Revel suffered a nearly $35.2 million gross operating loss in the second quarter, its first three months in business. For that period, Revel’s hotel occupancy rate was just 45 percent, compared with the industry average of 84 percent. Revel’s average room rate of $211 per night was more than double the industry average of $101.

Revel has been gradually bringing more hotel rooms online. It now has about 1,400 rooms, about 500 less than the capacity of its 47-story hotel tower. Originally, Revel was supposed to build two towers containing a total of 3,800 rooms.

April’s opening was the culmination of an often turbulent five-year development cycle for the project. A 2008 plane crash killed three senior Revel executives. Revel also had to overcome the recession and the withdrawal of its chief financial backer. Revel ran out of money when Wall Street giant Morgan Stanley walked away in 2010, leaving DeSanctis with a half-completed building on his hands.

Yet DeSanctis persisted, securing an additional $1.1 billion in construction financing in February 2011 to finish the project. Gov.
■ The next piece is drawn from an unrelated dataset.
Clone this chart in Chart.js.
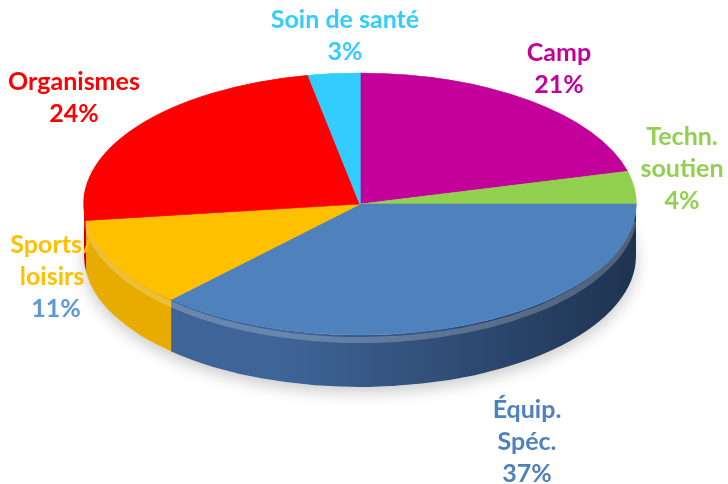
<!DOCTYPE html>
<html>
<head>
<meta charset="utf-8">
<script src="https://cdn.jsdelivr.net/npm/chart.js@4.4.0/dist/chart.umd.min.js"></script>
<style>
  html, body { margin: 0; padding: 0; background: #fff; }
</style>
</head>
<body>
<canvas id="myChart" width="728" height="484"></canvas>
<script>
// Data, clockwise from 12 o'clock
const categories = ["Camp", "Techn. soutien", "Équip. Spéc.", "Sports/ loisirs", "Organismes", "Soin de santé"];
const shares = [21, 4, 37, 11, 24, 3];
const nameLines = [["Camp"], ["Techn.", "soutien"], ["Équip.", "Spéc."], ["Sports/", "loisirs"], ["Organismes"], ["Soin de santé"]];

// Styles
const topColors = ["#C3009A", "#92D050", "#4F81BD", "#FFC000", "#FF0000", "#33CCFF"];
const sideColors = [
    ["#9C007B", "#6A0054"], ["#74A63F", "#4F722B"], ["#3F6598", "#1E3350"],
    ["#E8AC00", "#C99400"], ["#D00000", "#8C0000"], ["#28A6D0", "#1B708C"]
];
const labelColors = ["#C3009A", "#92D050", "#4F81BD", "#FFC000", "#FF0000", "#33CCFF"];
const pctColors = ["#C3009A", "#92D050", "#4F81BD", "#5B9BD5", "#FF0000", "#33CCFF"];
// label anchor (centre of first line) and percent-line x shift
const labelPos = [[559, 53], [682, 137], [527, 410], [52, 245], [74, 82], [345, 20]];
const pctShift = [0, 0, 0, 4, 0, 0];

// 3D look
const rx = 276, ry = 131, depth = 52, lineH = 32;

const pie3d = {
    id: "pie3d",
    beforeDatasetsDraw(chart) {
        const ctx = chart.ctx;
        const arcs = chart.getDatasetMeta(0).data;
        const cx = arcs[0].x, cy = arcs[0].y, r = arcs[0].outerRadius;

        // soft shadow under the pie
        ctx.save();
        ctx.shadowColor = "rgba(0,0,0,0.22)";
        ctx.shadowBlur = 16;
        ctx.shadowOffsetY = 5;
        ctx.fillStyle = "#fff";
        ctx.beginPath();
        ctx.ellipse(cx, cy + depth, rx, ry, 0, 0, 2 * Math.PI);
        ctx.fill();
        ctx.restore();

        // side walls (front half only)
        arcs.forEach((a, i) => {
            const s = Math.max(a.startAngle, 0);
            const e = Math.min(a.endAngle, Math.PI);
            if (e <= s) return;
            const g = ctx.createLinearGradient(cx - rx, 0, cx + rx, 0);
            g.addColorStop(0, sideColors[i][0]);
            g.addColorStop(0.35, sideColors[i][0]);
            g.addColorStop(1, sideColors[i][1]);
            ctx.beginPath();
            ctx.ellipse(cx, cy, rx, ry, 0, s, e);
            ctx.ellipse(cx, cy + depth, rx, ry, 0, e, s, true);
            ctx.closePath();
            ctx.fillStyle = g;
            ctx.fill();
        });

        // bevel highlight just under the front rim
        ctx.save();
        ctx.beginPath();
        ctx.ellipse(cx, cy + 5, rx - 1, ry, 0, 0.03 * Math.PI, 0.97 * Math.PI);
        ctx.strokeStyle = "rgba(255,255,255,0.22)";
        ctx.lineWidth = 6;
        ctx.stroke();
        ctx.restore();

        // squash the library's round pie into the top face
        ctx.save();
        ctx.translate(cx, cy);
        ctx.scale(rx / r, ry / r);
        ctx.translate(-cx, -cy);
    },
    afterDatasetsDraw(chart) {
        const ctx = chart.ctx;
        ctx.restore();

        ctx.save();
        ctx.font = "bold 25px Lato";
        ctx.textAlign = "center";
        ctx.textBaseline = "middle";
        nameLines.forEach((lines, i) => {
            const [x, y] = labelPos[i];
            ctx.fillStyle = labelColors[i];
            lines.forEach((t, k) => ctx.fillText(t, x, y + k * lineH));
            ctx.fillStyle = pctColors[i];
            ctx.fillText(shares[i] + "%", x + pctShift[i], y + lines.length * lineH);
        });
        ctx.restore();
    }
};

const ctx = document.getElementById("myChart").getContext("2d");
const chart = new Chart(ctx, {
    type: "pie",
    data: {
        labels: categories,
        datasets: [{
            data: shares,
            backgroundColor: topColors,
            borderColor: topColors,
            borderWidth: 1
        }]
    },
    options: {
        responsive: false,
        animation: false,
        layout: { padding: { left: 0, right: 8, top: 0, bottom: 76 } },
        plugins: {
            legend: { display: false },
            tooltip: { enabled: false }
        }
    },
    plugins: [pie3d]
});
</script>
</body>
</html>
Chris Christie took a big gamble on the project by having the New Jersey Economic Development Authority approve $261.4 million in state tax breaks for Revel over a 20-year period, aiding the casino’s financing package.

“The worst thing would have been having Revel standing there uncompleted as a monument to our futility,” Whelan said while justifying the need for state involvement.
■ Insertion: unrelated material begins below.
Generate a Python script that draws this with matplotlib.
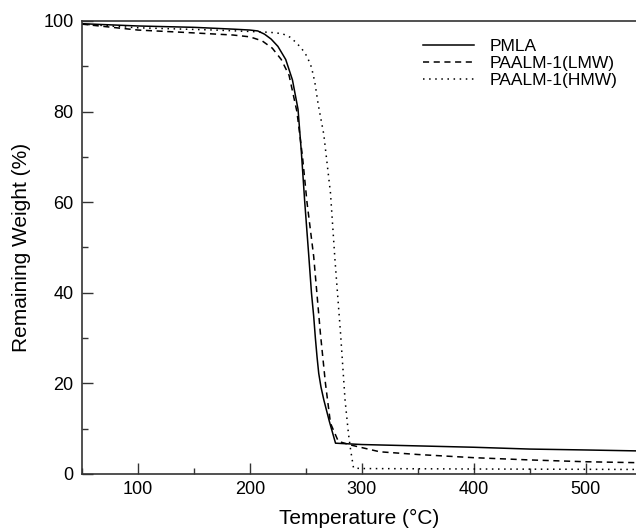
import matplotlib.pyplot as plt
from matplotlib.ticker import MultipleLocator

plt.rcParams['font.family'] = ['Liberation Sans', 'DejaVu Sans']

# TGA curves
t_pmla = [50, 100, 150, 185, 200, 207, 213, 219, 225, 232, 238, 243, 246, 249, 252.5,
          255, 257, 258.5, 260, 261.5, 263.5, 266, 271, 276.5, 300, 350, 400, 450, 500, 545]
w_pmla = [99.4, 98.9, 98.6, 98.2, 98.0, 97.8, 97.1, 96.0, 94.4, 91.5, 87, 80.5, 71, 60, 48.5,
          40, 34.8, 30, 25.8, 22.2, 19.2, 16.4, 11.6, 6.8, 6.5, 6.2, 5.9, 5.5, 5.3, 5.1]

t_lmw = [50, 100, 140, 185, 200, 211, 220, 228, 235, 242, 247, 251, 257, 263,
         267.5, 272, 279, 290, 316, 350, 400, 450, 500, 545]
w_lmw = [99.3, 98.0, 97.5, 96.9, 96.5, 95.6, 94, 91.5, 88, 80, 70, 60, 48, 31,
         20, 11.2, 7.2, 6.4, 4.9, 4.3, 3.6, 3.1, 2.7, 2.5]

t_hmw = [50, 100, 169, 218, 229, 236, 241, 246, 251, 255, 258, 261, 266, 272, 276, 281,
         285, 288, 290, 292.6, 300, 400, 545]
w_hmw = [99.3, 98.5, 98.0, 97.5, 97.2, 96.4, 95.3, 94, 92.2, 89.8, 86.5, 81.6, 75, 62, 47.3, 31,
         16.4, 9, 5.3, 1.3, 1.2, 1.1, 1.0]

fig = plt.figure(figsize=(6.36, 5.3), dpi=100)
ax = fig.add_axes([0.129, 0.1057, 0.871, 0.8547])

ax.plot(t_pmla, w_pmla, color='black', lw=1.1, linestyle='-', label='PMLA')
ax.plot(t_lmw, w_lmw, color='black', lw=1.1, linestyle=(0, (4, 3)), label='PAALM-1(LMW)')
ax.plot(t_hmw, w_hmw, color='black', lw=1.1, linestyle=(0, (1, 3)), label='PAALM-1(HMW)')

ax.set_xlim(50, 545)
ax.set_ylim(0, 100)
ax.xaxis.set_major_locator(MultipleLocator(100))
ax.xaxis.set_minor_locator(MultipleLocator(50))
ax.yaxis.set_major_locator(MultipleLocator(20))
ax.yaxis.set_minor_locator(MultipleLocator(10))
ax.tick_params(which='both', direction='in', labelsize=13, width=1, color='#333333')
ax.tick_params(which='major', length=8)
ax.tick_params(which='minor', length=4)
ax.tick_params(axis='x', pad=5)
ax.tick_params(axis='y', pad=6)
ax.spines['right'].set_visible(False)
for s in ['left', 'bottom', 'top']:
    ax.spines[s].set_linewidth(1.2)
    ax.spines[s].set_color('#333333')

ax.set_xlabel('Temperature (°C)', fontsize=15, labelpad=8)
ax.set_ylabel('Remaining Weight (%)', fontsize=15, labelpad=9)

ax.legend(loc='upper left', bbox_to_anchor=(0.588, 0.995), frameon=False,
          fontsize=12.5, handlelength=2.9, handletextpad=0.9, labelspacing=0.1)

fig.savefig('out.png', dpi=100)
In August, Revel created more breathing space for itself by securing an additional $70 million in financing to help pay its operating costs through 2013. DeSanctis said the extra funding should erase any doubts about the company’s financial condition, although questions remain about Revel’s ability to pay its bills.

Millions of dollars in construction liens have been filed against Revel by contractors that built the project. David Edelberg, a New Jersey attorney representing Stone Concrete Inc. of Pleasantville, said close to 30 contractors have filed liens since Aug. 1. Revel is also facing older construction liens in the millions of dollars, including a $15 million claim by Stone Concrete.
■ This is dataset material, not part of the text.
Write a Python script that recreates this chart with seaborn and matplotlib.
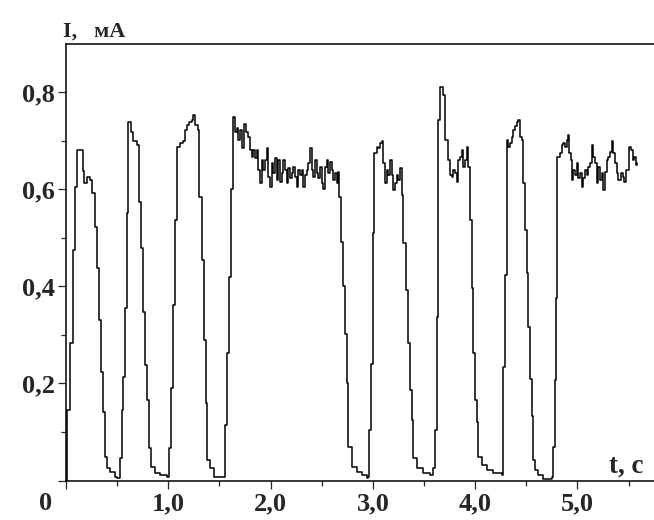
import numpy as np
import pandas as pd
import seaborn as sns
import matplotlib.pyplot as plt

# current trace: time (s) and current (mA)
t_s = [0.000, 0.005, 0.013, 0.039, 0.065, 0.088, 0.111, 0.163, 0.176, 0.202,
       0.235, 0.254, 0.280, 0.300, 0.326, 0.339, 0.358, 0.378, 0.398, 0.430,
       0.479, 0.502,
       0.528, 0.544, 0.560, 0.577, 0.593, 0.609, 0.632, 0.658, 0.697, 0.717,
       0.733, 0.749, 0.775, 0.795, 0.808, 0.828, 0.870, 0.919, 0.991,
       1.004, 1.023, 1.043, 1.065, 1.082, 1.114, 1.140, 1.163, 1.180, 1.206,
       1.228, 1.245, 1.261, 1.287, 1.303, 1.326, 1.349, 1.365, 1.382, 1.408,
       1.447, 1.538,
       1.551, 1.571, 1.590, 1.610, 1.629,
       1.652, 1.668, 1.685, 1.701, 1.717, 1.740, 1.760, 1.782, 1.799, 1.815,
       1.831, 1.848, 1.864, 1.880, 1.896, 1.913, 1.929, 1.945, 1.962, 1.978,
       1.994, 2.010, 2.027, 2.043, 2.059, 2.076, 2.092, 2.108, 2.124, 2.141,
       2.157, 2.173, 2.190, 2.206, 2.222, 2.239, 2.255, 2.271, 2.287, 2.304,
       2.320, 2.336, 2.353, 2.369, 2.385, 2.401, 2.418, 2.434, 2.450, 2.467,
       2.483, 2.499, 2.515, 2.532, 2.548, 2.564, 2.581, 2.597, 2.613, 2.630,
       2.646, 2.662, 2.672, 2.685, 2.704, 2.727, 2.744, 2.760, 2.792, 2.841,
       2.890, 2.939, 2.955,
       2.965, 2.978, 2.998, 3.011,
       3.037, 3.053, 3.069, 3.086, 3.102, 3.118, 3.135, 3.151, 3.167, 3.184,
       3.200, 3.216, 3.232, 3.249, 3.265, 3.281, 3.297, 3.320, 3.340, 3.363,
       3.379, 3.395, 3.428, 3.493, 3.558, 3.591,
       3.607, 3.623, 3.640, 3.656, 3.672, 3.688, 3.705, 3.721, 3.737, 3.754,
       3.770, 3.786, 3.802, 3.819, 3.835, 3.851, 3.868, 3.884, 3.900, 3.917,
       3.933, 3.949, 3.965, 3.982, 3.998, 4.014, 4.031, 4.063, 4.112, 4.177,
       4.259,
       4.275, 4.291, 4.308, 4.324, 4.340, 4.357, 4.373, 4.389, 4.405, 4.422,
       4.438, 4.454, 4.470, 4.487, 4.503, 4.519, 4.536, 4.552, 4.568, 4.585,
       4.617, 4.666, 4.731, 4.748,
       4.764, 4.780, 4.790, 4.803, 4.829, 4.845, 4.862, 4.878, 4.894, 4.910,
       4.920, 4.933, 4.943, 4.959, 4.976, 4.992, 5.008, 5.024, 5.041, 5.057,
       5.073, 5.090, 5.106, 5.122, 5.138, 5.155, 5.171, 5.187, 5.204, 5.220,
       5.236, 5.253, 5.269, 5.285, 5.301, 5.318, 5.334, 5.350, 5.367, 5.383,
       5.399, 5.425, 5.442, 5.458, 5.474, 5.490, 5.507, 5.523, 5.539, 5.556,
       5.572, 5.578]

i_ma = [0.000, 0.056, 0.145, 0.283, 0.475, 0.606, 0.681, 0.639, 0.613, 0.626,
        0.620, 0.592, 0.523, 0.438, 0.331, 0.224, 0.142, 0.049, 0.025, 0.018,
        0.008, 0.005,
        0.046, 0.145, 0.214, 0.355, 0.551, 0.740, 0.719, 0.699, 0.692, 0.575,
        0.479, 0.348, 0.238, 0.166, 0.066, 0.028, 0.015, 0.011, 0.008,
        0.066, 0.190, 0.362, 0.537, 0.688, 0.695, 0.699, 0.723, 0.733, 0.740,
        0.743, 0.753, 0.733, 0.723, 0.585, 0.454, 0.289, 0.159, 0.043, 0.025,
        0.008, 0.008,
        0.114, 0.262, 0.420, 0.602, 0.750,
        0.719, 0.726, 0.702, 0.723, 0.685, 0.736, 0.719, 0.709, 0.681, 0.668,
        0.681, 0.664, 0.681, 0.640, 0.613, 0.661, 0.640, 0.661, 0.685, 0.626,
        0.606, 0.654, 0.633, 0.664, 0.620, 0.661, 0.616, 0.633, 0.661, 0.640,
        0.613, 0.644, 0.623, 0.633, 0.647, 0.626, 0.606, 0.640, 0.630, 0.640,
        0.606, 0.630, 0.640, 0.654, 0.685, 0.640, 0.626, 0.661, 0.633, 0.623,
        0.647, 0.613, 0.602, 0.647, 0.661, 0.633, 0.657, 0.640, 0.620, 0.633,
        0.613, 0.637, 0.585, 0.492, 0.400, 0.303, 0.200, 0.070, 0.028, 0.018,
        0.011, 0.005, 0.008,
        0.104, 0.241, 0.510, 0.675,
        0.688, 0.685, 0.695, 0.699, 0.654, 0.613, 0.640, 0.630, 0.661, 0.630,
        0.599, 0.613, 0.630, 0.620, 0.644, 0.589, 0.489, 0.393, 0.283, 0.187,
        0.125, 0.046, 0.025, 0.015, 0.011, 0.025,
        0.104, 0.338, 0.743, 0.812, 0.812, 0.795, 0.702, 0.702, 0.661, 0.630,
        0.626, 0.640, 0.633, 0.616, 0.661, 0.668, 0.681, 0.647, 0.661, 0.688,
        0.647, 0.537, 0.396, 0.262, 0.166, 0.121, 0.049, 0.032, 0.021, 0.015,
        0.011,
        0.235, 0.424, 0.702, 0.688, 0.695, 0.709, 0.723, 0.730, 0.740, 0.743,
        0.709, 0.702, 0.613, 0.516, 0.427, 0.317, 0.210, 0.132, 0.042, 0.022,
        0.011, 0.004, 0.004, 0.008,
        0.070, 0.207, 0.376, 0.668, 0.675, 0.692, 0.695, 0.688, 0.702, 0.712,
        0.675, 0.661, 0.620, 0.640, 0.630, 0.654, 0.623, 0.633, 0.606, 0.623,
        0.640, 0.630, 0.647, 0.654, 0.692, 0.668, 0.654, 0.613, 0.647, 0.620,
        0.633, 0.599, 0.637, 0.661, 0.668, 0.678, 0.699, 0.675, 0.654, 0.633,
        0.620, 0.633, 0.626, 0.616, 0.640, 0.640, 0.688, 0.681, 0.661, 0.668,
        0.650, 0.654]

x_ticks = [0, 1, 2, 3, 4, 5]
x_labels = ['', '1,0', '2,0', '3,0', '4,0', '5,0']
y_ticks = [0, 0.2, 0.4, 0.6, 0.8]
y_labels = ['', '0,2', '0,4', '0,6', '0,8']

df = pd.DataFrame({'t': t_s, 'I': i_ma})

sns.set_style('ticks')
plt.rcParams['font.family'] = ['Liberation Serif', 'DejaVu Serif']
plt.rcParams['font.weight'] = 'bold'

fig = plt.figure(figsize=(6.54, 5.2), dpi=100)
ax = fig.add_axes([66/654, 39.5/520, 588/654, 437/520])

sns.lineplot(data=df, x='t', y='I', ax=ax, color='black', linewidth=1.1,
             drawstyle='steps-post', estimator=None, sort=False)

ax.set_xlim(0, 5.748)
ax.set_ylim(0, 0.901)
ax.set_xticks(x_ticks)
ax.set_xticklabels(x_labels)
ax.set_yticks(y_ticks)
ax.set_yticklabels(y_labels)
ax.set_xticks(np.arange(0.5, 5.6, 1.0), minor=True)
ax.set_yticks([0.1, 0.3, 0.5, 0.7], minor=True)
ax.tick_params(which='major', length=6, width=0.9, direction='out', labelsize=19)
ax.tick_params(which='minor', length=3.6, width=0.9, direction='out')
ax.tick_params(axis='x', pad=2.5)
ax.tick_params(axis='y', pad=2)
for lab in ax.get_xticklabels() + ax.get_yticklabels():
    lab.set_fontweight('bold')

ax.set_xlabel('')
ax.set_ylabel('')
sns.despine(ax=ax, top=False, right=True)
for s in ['left', 'bottom', 'top']:
    ax.spines[s].set_linewidth(1.1)
    ax.spines[s].set_color('black')

fig.text(63/654, 1 - 37/520, 'I,   мА', fontsize=16, fontweight='bold',
         ha='left', va='baseline')
fig.text(626/654, 1 - 473/520, 't, c', fontsize=19.5, fontweight='bold',
         ha='center', va='baseline')
fig.text(46/654, 1 - 503/520, '0', fontsize=19, fontweight='bold',
         ha='center', va='center')

fig.savefig('out.png', dpi=100)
“I don’t think they have the money,” Edelberg said of Revel. “I think they have a high debt level. If you’re not filling the rooms, and when the monthly figures come out and you’re in the back of the pack for casino revenue, it’s not enough to pay debt service, let alone the contractors out there.”

DeSanctis has been saying for the past two months that Revel will pay contractors everything they are owed, once his company completes a final audit of all construction bills.

“Every one of these trades will be paid a fair amount for the job that was done,” DeSanctis said. “We want to pay every dime that is owed, but we don’t want to pay one dime more.”

Revel, meanwhile, remains locked in a bitter court fight with Stone Concrete over the contractor’s claim for payment.

“That particular vendor is a very special case,” DeSanctis said. “I wouldn’t spend a lot of time listening to that vendor. I think they have zero credibility.”

During its construction, Revel was the largest private project in New Jersey. Its glossy, cutting-edge architecture and soaring hotel tower brought raves. At that time, Revel was viewed as a challenger to Borgata Hotel Casino & Spa’s supremacy in the Atlantic City market. But six months later, Borgata remains the city’s top-grossing casino, while Revel is languishing near the bottom.

The revenue gap between Borgata and Revel remains vast. For September, Borgata had $55.3 million in gambling revenue, compared with Revel’s $16.9 million. Joe Lupo, Borgata’s senior vice president of operations, said Revel has definitely taken business away from other casinos in town, but in Borgata’s case, the amount has been small.

“We expected to maintain the bulk of our base,” Lupo said. “We have an aggressive plan in place. We’re certainly not going to take our foot off the pedal and ease up.”

Borgata was Atlantic City’s first Las Vegas-style casino resort when it opened in 2003. Revel is seen as the next generation of ultra-luxe, ultra-hip casinos. Simon, the Temple history professor, said Revel must stabilize its finances and operations before it entertains any aspirations of being the next Borgata.

“It’s hard to see how this gets turned around,” he said.